One of the most popular living poets in the United States, Billy Collins was born in New York City in 1941. Collins is the author of nine books of poetry, including She Was Just Seventeen (2006), The Trouble with Poetry and Other Poems (2005), Nine Horses (2002), and Sailing Alone Around the Room: New and Selected Poems (2001). His work appears regularly in such periodicals as Poetry, The New Yorker, The Paris Review, and Harper's Magazine, and has been featured in various textbooks and anthologies, including those for the Pushcart Prize and the annual Best American Poetry series. Between 2001 and 2004, Collins served two terms at the 11th Poet Laureate of the United States. In his home state, Collins has been recognized as a Literary Lion of the New York Public Library (1992) and selected as the New York State Poet for 2004. Other honors include fellowships from the New York Foundation for the Arts, the National Endowment for the Arts, and the Guggenheim Foundation, and the first annual Mark Twain Prize for Humor in Poetry. He is currently a Distinguished Professor of English at Lehman College in the Bronx, where has taught for over thirty years.

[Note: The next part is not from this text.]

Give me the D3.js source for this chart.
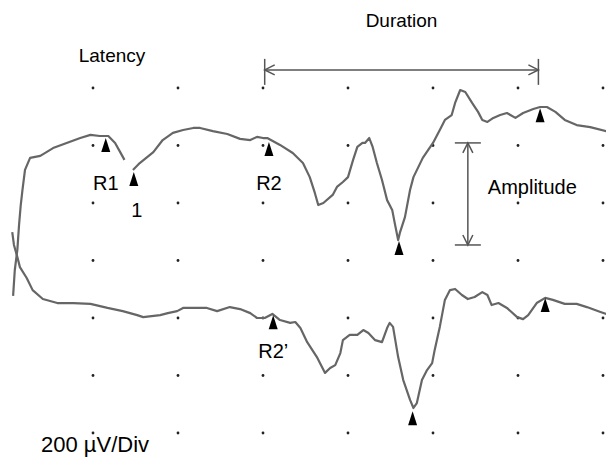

Ideas recorded at the 2007 Aspen Ideas Festival on: 7/4/07

Billy Collins: Well when you’re not writing, there’s an anxiety about whether you will ever write again.  Of all the kinds of writers – well at least compared to playwrights and novelists – poets return to the blank page more frequently.  You know a novel can take you six month or five years to write; but a poem can get done in an afternoon or a couple of days.  And then you’re back to zero and you have to restart from nothing.  And at that point the question comes up, I mean, can you restart?  Can you boot yourself up again, so to speak?  Or was that it?  So that is probably the main anxiety, I think, that goes with poetry writing.  Poetry writing is a heavier exposure to the blank page . . . more regular encounters with blankness.